De toutes manières, si Jésus est le second Adam, s’il est au commencement d’une nouvelle création, nous sommes appelés avec lui à créer ce monde et nous ne pouvons le faire que à sa manière : à la manière de Dieu qui est de s’évacuer de soi, et qui se concrétise au lavement des pieds.

Que se propage cette vague de lumière et d’amour

Il s’agit d’être l’affirmation en tous et en chacun d’une aventure infinie qui seule peut combler la vie… Alors vraiment notre vie à chaque instant peut se renouveler. A chaque instant notre vie peut triompher de ses limites.

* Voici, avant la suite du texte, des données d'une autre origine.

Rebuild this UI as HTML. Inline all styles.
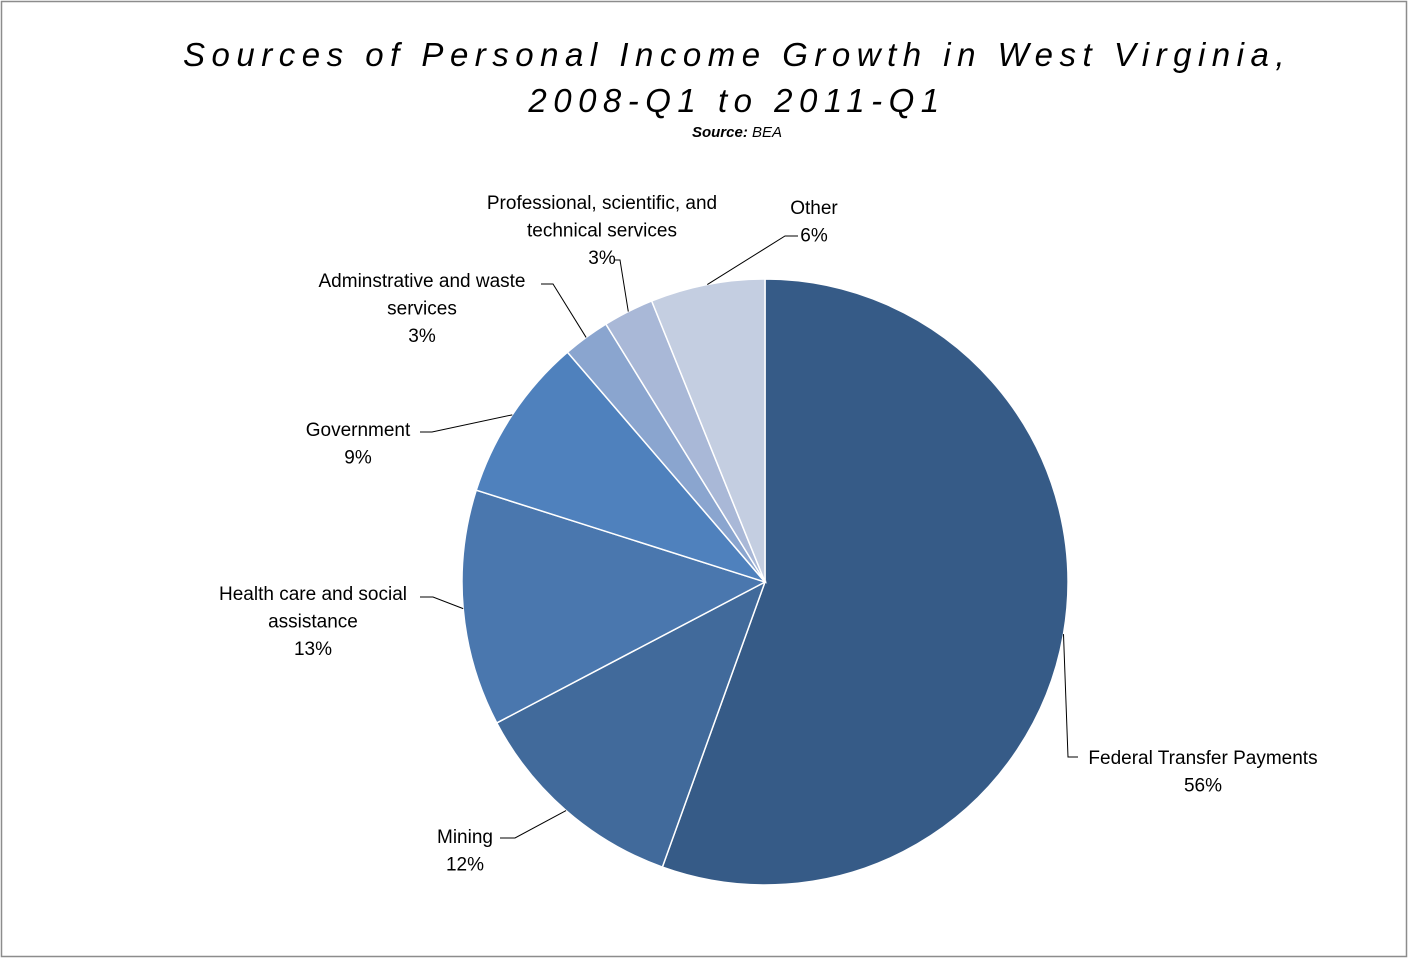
<!DOCTYPE html>
<html><head><meta charset="utf-8"><style>
html,body{margin:0;padding:0;background:#fff;}
svg{display:block;font-family:"Liberation Sans",sans-serif;}
</style></head><body>
<svg id="chart" width="1409" height="959" viewBox="0 0 1409 959">
<rect x="1.5" y="1.5" width="1405" height="955" fill="#fff" stroke="#8c8c8c" stroke-width="1.5"/>
<text x="737" y="66" text-anchor="middle" font-size="33" font-style="italic" letter-spacing="6.5" fill="#000">Sources of Personal Income Growth in West Virginia,</text>
<text x="737" y="112" text-anchor="middle" font-size="33" font-style="italic" letter-spacing="6.5" fill="#000">2008-Q1 to 2011-Q1</text>
<text x="737" y="137" text-anchor="middle" font-size="15" font-style="italic" fill="#000"><tspan font-weight="bold">Source:</tspan> BEA</text>
<g id="slices"></g>
<g id="labels"></g>
</svg>
<script>
const categories = ["Federal Transfer Payments","Mining","Health care and social assistance","Government","Adminstrative and waste services","Professional, scientific, and technical services","Other"];
const values = [55.5, 11.8, 12.6, 8.8, 2.5, 2.7, 6.1];
const colors = ["#365b87","#416a9b","#4a77ae","#4f81bd","#8aa5cf","#a9b8d7","#c4cee1"];
// label layout (positions only)
const layout = [
 {lines:["Federal Transfer Payments"], cx:1203, y:764, elbow:[1068,757], end:[1078,757]},
 {lines:["Mining"], cx:465, y:843, elbow:[515,838], end:[500,838]},
 {lines:["Health care and social","assistance"], cx:313, y:600, elbow:[433,597], end:[420,597]},
 {lines:["Government"], cx:358, y:436, elbow:[432,432], end:[420,432]},
 {lines:["Adminstrative and waste","services"], cx:422, y:287, elbow:[553,284], end:[541,284]},
 {lines:["Professional, scientific, and","technical services"], cx:602, y:209, elbow:[620,260], end:[614,260]},
 {lines:["Other"], cx:814, y:214, elbow:[785,236], end:[798,236]}
];
const CX=765, CY=582, R=303;
const ns="http://www.w3.org/2000/svg";
const total = values.reduce((a,b)=>a+b,0);
function pt(frac,r){const a=frac*2*Math.PI;return [CX+r*Math.sin(a), CY-r*Math.cos(a)];}
const gS=document.getElementById('slices'), gL=document.getElementById('labels');
let cum=0;
values.forEach((v,i)=>{
  const f0=cum/total, f1=(cum+v)/total; cum+=v;
  const p0=pt(f0,R), p1=pt(f1,R);
  const large=(f1-f0)>0.5?1:0;
  const path=document.createElementNS(ns,'path');
  path.setAttribute('d',`M${CX},${CY} L${p0[0]},${p0[1]} A${R},${R} 0 ${large} 1 ${p1[0]},${p1[1]} Z`);
  path.setAttribute('fill',colors[i]);
  path.setAttribute('stroke','#fff');
  path.setAttribute('stroke-width','1.5');
  
  
  gS.appendChild(path);
  const L=layout[i];
  const e=pt((f0+f1)/2,R);
  const line=document.createElementNS(ns,'polyline');
  line.setAttribute('points',`${e[0]},${e[1]} ${L.elbow[0]},${L.elbow[1]} ${L.end[0]},${L.end[1]}`);
  line.setAttribute('fill','none');
  line.setAttribute('stroke','#000');
  line.setAttribute('stroke-width','1');
  
  
  gL.appendChild(line);
  const t=document.createElementNS(ns,'text');
  t.setAttribute('text-anchor','middle');
  t.setAttribute('font-size','19');
  t.setAttribute('fill','#000');
  
  
  const lines=L.lines.concat([Math.round(v/total*100)+'%']);
  lines.forEach((s,k)=>{
    const ts=document.createElementNS(ns,'tspan');
    ts.setAttribute('x',L.cx);
    ts.setAttribute('y',L.y+k*27.5);
    ts.textContent=s;
    t.appendChild(ts);
  });
  gL.appendChild(t);
});
</script>
</body></html>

Bien sûr que il ne s’agit pas d’aplatissement passif, il ne s’agit pas de livrer l’univers au désordre de ceux qui voudraient le détruire. Mais il s’agit d’être l’affirmation en tous et en chacun d’une aventure infinie qui seule peut combler la vie parce que en effet elle n’a pas de frontières.

Si nous sommes les porteurs de Dieu, les porteurs d’un trésor infini, si nous pouvons être pour chacun un espace où il découvre sa liberté, si nous n’avons pas autre chose à faire, si tous nos contacts avec nous-même et avec les autres n’ont pas d’autre but que de tracer ce chemin de la Présence divine, alors vraiment notre vie à chaque instant peut se renouveler, et à chaque instant peut triompher de ses limites. Et c’est en effet la seule manière d’en triompher.

Comme dit Patmore, si Dieu est celui qui tient l’homme dans sa main, l’homme est celui qui tient Dieu dans sa main. C’est ce que nous voulons réaliser tout à l’heure lorsque vous recevrez le Saint Sacrement dans votre main : vous pourrez prolonger cette image. En effet, l’homme est celui qui tient Dieu dans sa main.

Nous n’avons rien d’autre à faire que de laisser se propager cette vague de lumière et d’amour qui atteint le fond de l’être et qui… donne à l’homme enfin ses véritables dimensions.

Nous n’avons rien d’autre à faire, sans en parler, sans en parler. Si nous demeurons dans ces fondations du silence, nous n’avons rien d’autre à faire que laisser se propager cette vague de lumière et d’amour qui atteint le fond de l’être et qui, dans une respiration entièrement libre, donne à l’homme enfin ses véritables dimensions.

Vous voyez le sens de l’équation et pourquoi nous sommes, en 1971 dans cette référence à Jésus-Christ, le second Adam, le Dieu qui révèle son humilité, son éternelle pauvreté, le Dieu qui nous appelle à être ce qu’il est en affirmant que justement : aux yeux de Dieu, l’homme égale Dieu.


Commentaires :

(1) Le véritable amour ne peut pas supporter que lui demeure inférieur celui qu’il aime. Dieu, parce qu’infiniment aimant de l’homme, veut donc qu’il devienne son égal, cette égalité s’opère quand l’homme devient membre de l’Église. Chaque membre de l’Église est l’Église toute entière.

(2) Dieu n’a de prise sur son être qu’en le communiquant. Le Père n’a de prise sur son être qu’en engendrant, portant et faisant naître le Fils dans la parfaite désappropriation de Lui-même. Il n’y a pas de Père préexistant au Fils pour lui donner naissance. Il n’est autrement et éternellement que Père.

C’est dans l’acte même du dépouillement parfait et éternel de chaque personne divine que surgit et jaillit la création, c’est le vide créateur. Humilité de Dieu, dépouillement et désappropriation entraînent qu’on ne peut ressembler à Dieu que dans l’humilité, le dépouillement et la désappropriation de soi… En Dieu on ne se regarde pas ! On est tenté de penser qu’alors on n’existe pas, c’est le contraire qui est vrai. On ne commence à exister humainement qu’en étant désapproprié de soi.